A couple of weeks ago I had to babysit the kids who had special test accomadations on the state mandated tests after they finished. Several thought it was perfectly OK to sit down at my desk and start looking in the drawers.

Unknown said...

We've got a crop of those too- we are counting the days till one especially obnixious "I can't hear you" kid moves on to middle school. 20 days!!!!!!!!!!!!!!

EHT said...

Have you watched,really watched any tv lately....especially the shows on Nick, etc. Cute little quips, making fun of parents, etc. are all the norm. Kids don't seem to even realize they are doing anyting wrong. In fourth grade we usually include the students at parent conferences. I am shocked at the way students talk to their parents and shocked at the parents for allowing their children to speak to them in any such manner. My father would have thrown me across the room----in fact he still would if I spoke to him disrespectfully.

Dree said...

You know, I'm familiar with the names of the shows my students watch, but I've never really seen them. But I know how kids in sitcoms always make snide remarks to their parents and make them look stupid.

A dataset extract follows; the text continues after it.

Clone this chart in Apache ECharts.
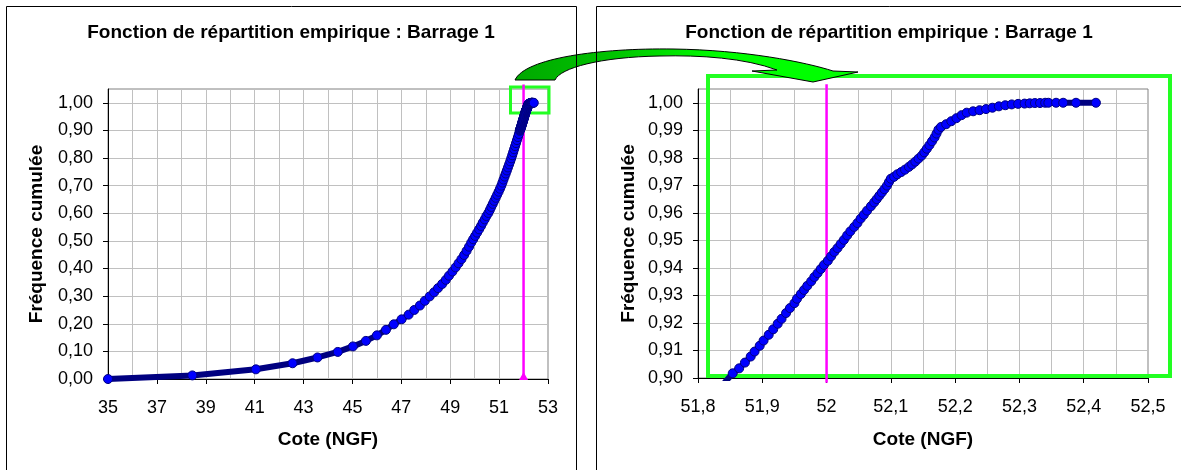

I've heard the way my first graders (and students in other grades) talk to their parents. That would have been (and still is, actually) completely unacceptable in my family. It really is upsetting that the parents allow it. Maybe they don't know how to stop it?

Anonymous said...

I am really disappointed with school systems in general. While there are many good and caring teachers out there, there are many more who do not seem to care about the students at all. Teachers do not take into account that children learn differently or are perhaps many times restricted in the various teaching methods they are allowed to use. I absolutely hate our standardized testing policies! For several months before the tests, that is all the teachers teach! I happen to have a bright son, who gets new material usually the first time it is presented to him. So, after the 100th time, he can no longer take it. Come on, what adult would even be able to spend 4 weeks 'learning' something they already know. When my son tries to entertain himself out of boredom, he is the one doing something wrong. I think the teachers are wrong for putting children in this predicament in the first place--if a child gets it, let them do something else. To the person who is 'counting down the days' till a certain student moves on--shame on you! You guys are there to teach ALL the students! Not just the ones who always sit quietly and always get good grades. Instead of taking responsibility that perhaps you are not doing a good job, you blame the student. You are an adult, this is a child....You are supposed to help them.

Anonymous said...

A defiant student doesn't necessarily have learning problems. I, too, teach 1st and 2nd (combo) grades, but I've taugh the older grades, as well. Seems there's no end to their rudeness. They have no fear. In fact, a suspension is just a nice little vaction. Most are great kids, but wish we could expell the others. They don't seem to want to be there anyway. Their parents seem only to want a holding cell for their offspring.